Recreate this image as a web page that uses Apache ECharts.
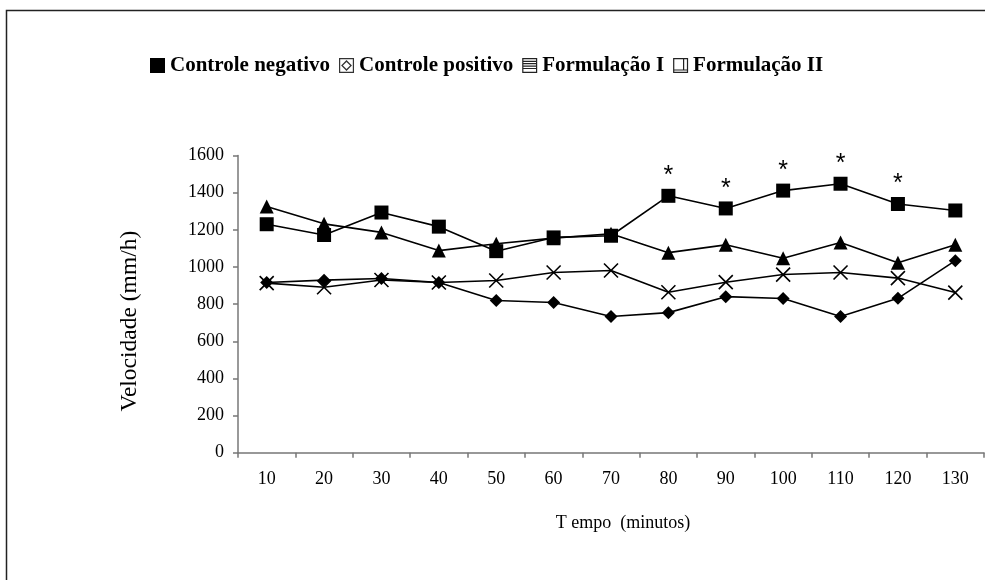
<!DOCTYPE html>
<html>
<head>
<meta charset="utf-8">
<script src="https://cdn.jsdelivr.net/npm/echarts@6/dist/echarts.min.js"></script>
<style>html,body{margin:0;padding:0;background:#fff;}#c{width:985px;height:580px;}</style>
</head>
<body>
<div id="c"></div>
<script>
var categories = ['10','20','30','40','50','60','70','80','90','100','110','120','130'];
var controleNegativo = [916, 929, 938, 916, 819, 809, 733, 754, 840, 830, 733, 831, 1034];
var controlePositivo = [1230, 1172, 1293, 1217, 1085, 1159, 1168, 1383, 1315, 1411, 1448, 1339, 1304];
var formulacaoI = [1326, 1232, 1186, 1088, 1125, 1155, 1179, 1077, 1119, 1047, 1132, 1023, 1119];
var formulacaoII = [913, 891, 930, 916, 927, 970, 981, 864, 918, 959, 970, 940, 862];
var significant = ['80','90','100','110','120'];
var yTicks = {min: 0, max: 1600, interval: 200};

var serif = 'Liberation Serif';
var iconPos = 'path://M0,0H100V100H0Z M8,8V92H92V8Z M50,14L86,50L50,86L14,50Z M50,26L26,50L50,74L74,50Z';
var iconF1 = 'path://M0,0H100V100H0Z M8,8V92H92V8Z M8,18H92V26H8Z M8,34H92V42H8Z M8,50H92V58H8Z M8,66H92V74H8Z';
var iconF2 = 'path://M0,0H100V100H0Z M8,8V92H92V8Z M66,8H74V76H66Z M8,76H92V84H8Z';
var crossPath = 'path://M0,0L10,10M10,0L0,10';

var chart = echarts.init(document.getElementById('c'));

function lineSeries(name, data, symbol, size, extra) {
  var s = {
    name: name,
    type: 'line',
    data: data,
    symbol: symbol,
    symbolSize: size,
    showAllSymbol: true,
    lineStyle: {color: '#000', width: 1.6},
    itemStyle: {color: '#000', borderColor: '#000', borderWidth: 0},
    emphasis: {disabled: true},
    animation: false,
    z: 3
  };
  if (extra) Object.assign(s, extra);
  return s;
}

var posData = controlePositivo.map(function (v, i) {
  var item = {value: v};
  if (significant.indexOf(categories[i]) >= 0) {
    item.label = {show: true, formatter: '*', position: 'top', distance: 0,
      fontFamily: 'Liberation Sans', fontSize: 25, color: '#000'};
  }
  return item;
});

var option = {
  backgroundColor: '#fff',
  animation: false,
  graphic: [{
    type: 'rect', left: 4, top: 8,
    shape: {width: 1000, height: 600},
    style: {fill: 'none', stroke: '#222', lineWidth: 1.5},
    silent: true
  }],
  legend: {
    left: 145, top: 50,
    itemWidth: 15, itemHeight: 15, itemGap: 9,
    textStyle: {fontFamily: serif, fontWeight: 'bold', fontSize: 21, color: '#000'},
    data: [
      {name: 'Controle negativo', icon: 'rect', itemStyle: {color: '#000', borderWidth: 0}},
      {name: 'Controle positivo', icon: iconPos, itemStyle: {color: '#333', borderWidth: 0}},
      {name: 'Formulação I', icon: iconF1, itemStyle: {color: '#222', borderWidth: 0}},
      {name: 'Formulação II', icon: iconF2, itemStyle: {color: '#222', borderWidth: 0}}
    ],
    selectedMode: false
  },
  grid: {left: 238, right: 1, top: 155.5, bottom: 127.3, containLabel: false},
  xAxis: {
    type: 'category',
    data: categories,
    boundaryGap: true,
    name: 'T empo  (minutos)',
    nameLocation: 'middle',
    nameGap: 62,
    nameTextStyle: {fontFamily: serif, fontSize: 18, color: '#000', padding: [0, 0, 0, 24]},
    axisLine: {show: true, lineStyle: {color: '#777', width: 1.5}},
    axisTick: {show: true, alignWithLabel: false, length: 5, lineStyle: {color: '#777', width: 1.5}},
    axisLabel: {fontFamily: serif, fontSize: 18, color: '#000', margin: 18, interval: 0},
    splitLine: {show: false}
  },
  yAxis: {
    type: 'value',
    min: yTicks.min, max: yTicks.max, interval: yTicks.interval,
    name: 'Velocidade (mm/h)',
    nameLocation: 'middle',
    nameGap: 96,
    nameTextStyle: {fontFamily: serif, fontSize: 23.5, color: '#000', padding: [0, 34, 0, 0]},
    axisLine: {show: true, lineStyle: {color: '#777', width: 1.5}},
    axisTick: {show: true, length: 5, lineStyle: {color: '#777', width: 1.5}},
    axisLabel: {fontFamily: serif, fontSize: 18, color: '#000', margin: 14,
      formatter: function (v) { return String(v); }},
    splitLine: {show: false}
  },
  series: [
    lineSeries('Controle negativo', controleNegativo, 'diamond', 13),
    lineSeries('Controle positivo', posData, 'rect', 14),
    lineSeries('Formulação I', formulacaoI, 'triangle', 14),
    lineSeries('Formulação II', formulacaoII, crossPath, 14, {
      itemStyle: {color: 'none', borderColor: '#000', borderWidth: 1.6}
    })
  ]
};
chart.setOption(option);
</script>
</body>
</html>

▶ [EXERCISE PROMPT]: Without the images, write out each line of the data verbatim.

▶ [RESULT]:
Recreate this image as a web page that uses Apache ECharts.
<!DOCTYPE html>
<html>
<head>
<meta charset="utf-8">
<script src="https://cdn.jsdelivr.net/npm/echarts@6/dist/echarts.min.js"></script>
<style>html,body{margin:0;padding:0;background:#fff;}#c{width:985px;height:580px;}</style>
</head>
<body>
<div id="c"></div>
<script>
var categories = ['10','20','30','40','50','60','70','80','90','100','110','120','130'];
var controleNegativo = [916, 929, 938, 916, 819, 809, 733, 754, 840, 830, 733, 831, 1034];
var controlePositivo = [1230, 1172, 1293, 1217, 1085, 1159, 1168, 1383, 1315, 1411, 1448, 1339, 1304];
var formulacaoI = [1326, 1232, 1186, 1088, 1125, 1155, 1179, 1077, 1119, 1047, 1132, 1023, 1119];
var formulacaoII = [913, 891, 930, 916, 927, 970, 981, 864, 918, 959, 970, 940, 862];
var significant = ['80','90','100','110','120'];
var yTicks = {min: 0, max: 1600, interval: 200};

var serif = 'Liberation Serif';
var iconPos = 'path://M0,0H100V100H0Z M8,8V92H92V8Z M50,14L86,50L50,86L14,50Z M50,26L26,50L50,74L74,50Z';
var iconF1 = 'path://M0,0H100V100H0Z M8,8V92H92V8Z M8,18H92V26H8Z M8,34H92V42H8Z M8,50H92V58H8Z M8,66H92V74H8Z';
var iconF2 = 'path://M0,0H100V100H0Z M8,8V92H92V8Z M66,8H74V76H66Z M8,76H92V84H8Z';
var crossPath = 'path://M0,0L10,10M10,0L0,10';

var chart = echarts.init(document.getElementById('c'));

function lineSeries(name, data, symbol, size, extra) {
  var s = {
    name: name,
    type: 'line',
    data: data,
    symbol: symbol,
    symbolSize: size,
    showAllSymbol: true,
    lineStyle: {color: '#000', width: 1.6},
    itemStyle: {color: '#000', borderColor: '#000', borderWidth: 0},
    emphasis: {disabled: true},
    animation: false,
    z: 3
  };
  if (extra) Object.assign(s, extra);
  return s;
}

var posData = controlePositivo.map(function (v, i) {
  var item = {value: v};
  if (significant.indexOf(categories[i]) >= 0) {
    item.label = {show: true, formatter: '*', position: 'top', distance: 0,
      fontFamily: 'Liberation Sans', fontSize: 25, color: '#000'};
  }
  return item;
});

var option = {
  backgroundColor: '#fff',
  animation: false,
  graphic: [{
    type: 'rect', left: 4, top: 8,
    shape: {width: 1000, height: 600},
    style: {fill: 'none', stroke: '#222', lineWidth: 1.5},
    silent: true
  }],
  legend: {
    left: 145, top: 50,
    itemWidth: 15, itemHeight: 15, itemGap: 9,
    textStyle: {fontFamily: serif, fontWeight: 'bold', fontSize: 21, color: '#000'},
    data: [
      {name: 'Controle negativo', icon: 'rect', itemStyle: {color: '#000', borderWidth: 0}},
      {name: 'Controle positivo', icon: iconPos, itemStyle: {color: '#333', borderWidth: 0}},
      {name: 'Formulação I', icon: iconF1, itemStyle: {color: '#222', borderWidth: 0}},
      {name: 'Formulação II', icon: iconF2, itemStyle: {color: '#222', borderWidth: 0}}
    ],
    selectedMode: false
  },
  grid: {left: 238, right: 1, top: 155.5, bottom: 127.3, containLabel: false},
  xAxis: {
    type: 'category',
    data: categories,
    boundaryGap: true,
    name: 'T empo  (minutos)',
    nameLocation: 'middle',
    nameGap: 62,
    nameTextStyle: {fontFamily: serif, fontSize: 18, color: '#000', padding: [0, 0, 0, 24]},
    axisLine: {show: true, lineStyle: {color: '#777', width: 1.5}},
    axisTick: {show: true, alignWithLabel: false, length: 5, lineStyle: {color: '#777', width: 1.5}},
    axisLabel: {fontFamily: serif, fontSize: 18, color: '#000', margin: 18, interval: 0},
    splitLine: {show: false}
  },
  yAxis: {
    type: 'value',
    min: yTicks.min, max: yTicks.max, interval: yTicks.interval,
    name: 'Velocidade (mm/h)',
    nameLocation: 'middle',
    nameGap: 96,
    nameTextStyle: {fontFamily: serif, fontSize: 23.5, color: '#000', padding: [0, 34, 0, 0]},
    axisLine: {show: true, lineStyle: {color: '#777', width: 1.5}},
    axisTick: {show: true, length: 5, lineStyle: {color: '#777', width: 1.5}},
    axisLabel: {fontFamily: serif, fontSize: 18, color: '#000', margin: 14,
      formatter: function (v) { return String(v); }},
    splitLine: {show: false}
  },
  series: [
    lineSeries('Controle negativo', controleNegativo, 'diamond', 13),
    lineSeries('Controle positivo', posData, 'rect', 14),
    lineSeries('Formulação I', formulacaoI, 'triangle', 14),
    lineSeries('Formulação II', formulacaoII, crossPath, 14, {
      itemStyle: {color: 'none', borderColor: '#000', borderWidth: 1.6}
    })
  ]
};
chart.setOption(option);
</script>
</body>
</html>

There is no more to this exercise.